Why can't I do strcpy?

Question

#include<stdio.h>
#include<string.h>
#include<stdlib.h>

int main() {
   const char* hello = "Hello, World!";
   char *str = malloc(14 * sizeof(char));

   for (int i = 0; i < 14; i++) {
      strcpy(str[i],hello[i]);
   }
   str[14]='\0';

   printf("%s\n", str);

   return 0;
}

Compilation warnings:

warning: passing argument 1 of 'strcpy' makes pointer from integer without a cast [-Wint-conversion]   
note: expected 'char *' but argument is of type 'char'   
warning: passing argument 2 of 'strcpy' makes pointer from integer without a cast [-Wint-conversion]
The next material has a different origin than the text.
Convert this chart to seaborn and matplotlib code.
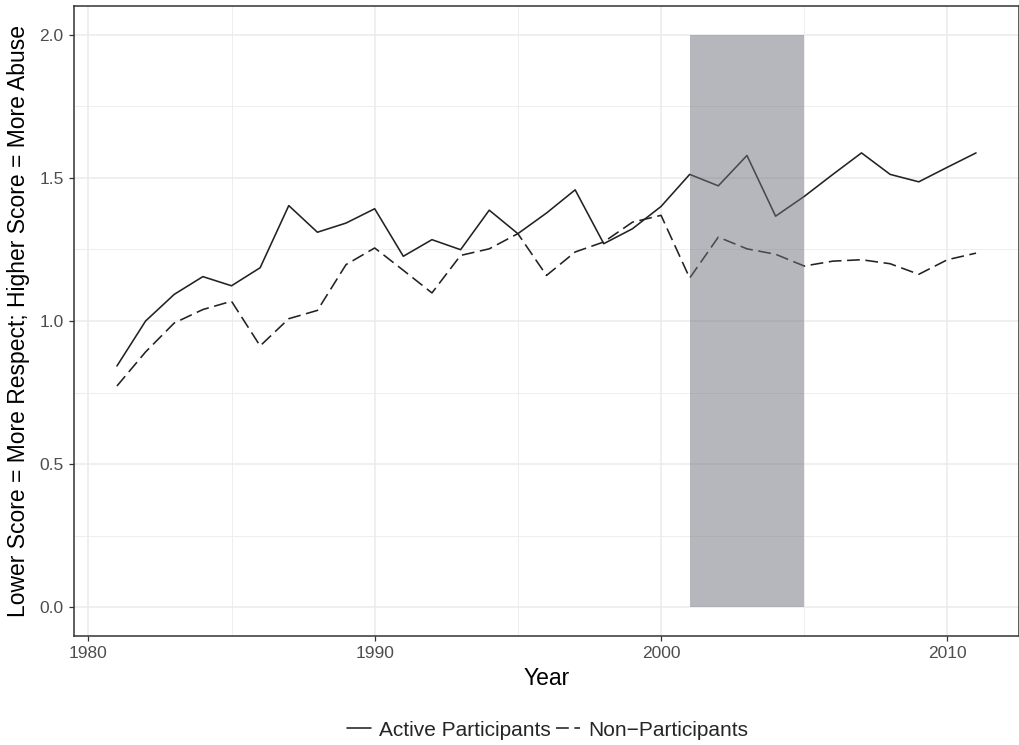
import numpy as np
import pandas as pd
import matplotlib
matplotlib.use("Agg")
import matplotlib.pyplot as plt
import seaborn as sns
from matplotlib.ticker import MultipleLocator

years = list(range(1981, 2012))
active = [0.843, 1.000, 1.093, 1.155, 1.123, 1.186, 1.403, 1.310, 1.342, 1.392,
          1.226, 1.284, 1.249, 1.387, 1.305, 1.377, 1.458, 1.270, 1.322, 1.400,
          1.512, 1.472, 1.578, 1.366, 1.435, 1.512, 1.587, 1.512, 1.486, 1.537,
          1.587]
non_part = [0.773, 0.892, 0.993, 1.040, 1.069, 0.913, 1.008, 1.037, 1.197, 1.255,
            1.177, 1.098, 1.229, 1.252, 1.305, 1.159, 1.241, 1.276, 1.345, 1.369,
            1.150, 1.293, 1.252, 1.233, 1.192, 1.209, 1.214, 1.200, 1.163, 1.214,
            1.237]
group_labels = ["Active Participants", "Non\u2212Participants"]
band_years = [2001, 2005]
band_values = [0.0, 2.0]
x_ticks = [1980, 1990, 2000, 2010]
y_ticks = [0.0, 0.5, 1.0, 1.5, 2.0]

df = pd.DataFrame({
    "Year": years * 2,
    "Score": active + non_part,
    "Group": [group_labels[0]] * len(years) + [group_labels[1]] * len(years),
})

sns.set_theme(style="white")
plt.rcParams["font.family"] = ["Liberation Sans", "DejaVu Sans"]

fig = plt.figure(figsize=(10.2, 7.45), dpi=100)
ax = fig.add_axes([74 / 1020, 1 - 636 / 745, (1019 - 74) / 1020, (636 - 6) / 745])

sns.lineplot(data=df, x="Year", y="Score", style="Group", style_order=group_labels,
             dashes={group_labels[0]: "", group_labels[1]: (8, 3.5)},
             color="#222222", linewidth=1.15, ax=ax, legend=True, zorder=3)

ax.fill_between(band_years, band_values[0], band_values[1], color="#6f717a",
                alpha=0.5, linewidth=0, zorder=4)

ax.set_xlim(1979.5, 2012.5)
ax.set_ylim(-0.1, 2.1)
ax.set_xticks(x_ticks)
ax.set_yticks(y_ticks)
ax.set_yticklabels([f"{v:.1f}" for v in y_ticks])
ax.xaxis.set_minor_locator(MultipleLocator(5))
ax.yaxis.set_minor_locator(MultipleLocator(0.25))
ax.grid(True, which="major", color="#ebebeb", linewidth=1.1, zorder=0)
ax.grid(True, which="minor", color="#ebebeb", linewidth=0.6, zorder=0)
ax.set_axisbelow(True)
for s in ax.spines.values():
    s.set_color("#333333")
    s.set_linewidth(1.1)
ax.tick_params(axis="both", which="major", direction="out", length=3.8, width=0.9,
               color="#333333", labelsize=12.5, labelcolor="#4d4d4d", pad=3.6,
               bottom=True, left=True)
ax.tick_params(axis="both", which="minor", length=0)

ax.set_xlabel("Year", fontsize=16.5, color="black", labelpad=4)
ax.set_ylabel("Lower Score = More Respect; Higher Score = More Abuse", fontsize=16.5,
              color="black", labelpad=7)

handles, labels = ax.get_legend_handles_labels()
ax.get_legend().remove()
for h in handles:
    h.set_color("#222222")
fig.legend(handles, labels, loc="center left", bbox_to_anchor=(347 / 1020, 1 - 730 / 745),
           ncol=2, frameon=False, fontsize=15, handlelength=1.15, handletextpad=0.4,
           columnspacing=0.25, borderpad=0, borderaxespad=0)

fig.savefig("out.png", dpi=100)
str is a pointer and hello too, what's going on?

Answer 1

You are doing it wrong:

#include<stdio.h>
#include<string.h>
#include<stdlib.h>

int main() {
   const char* hello = "Hello, World!";
   char *str = malloc(strlen(hello)+1);

   strcpy(str,hello);
   printf("%s\n", str);
   free(str);
   return 0;
}

Explanation: strcpy operates on pointers, where both are start location to write to and read from, so you have to pass those, not characters. Your read location is hello, your write location is str. Then strcpy loops until it finds a 0 character (which is included) to stop copying, so your loop is unnecessary. Last thing is that you have to free allocated memory. Also sizeof(char) doesn't make sense: it's always 1.

Answer 2

The issue here is your attempting to use C-strings as arrays of characters, which is certainly allowed but it's a different behavior than using them as pointers to null-terminated strings. Doing hello[0] evaluates to the first character of the string, which is simply a usually 8-bit integer. A char is a value, it does not correspond to a memory address. The correct statement you want is

strcpy(str, hello);

For reference, if you want to get a string starting at some point in your string, you would do

strcpy(str, hello + 1);

Performing addition on a pointer evaluates to a pointer that is some n addresses forward in memory.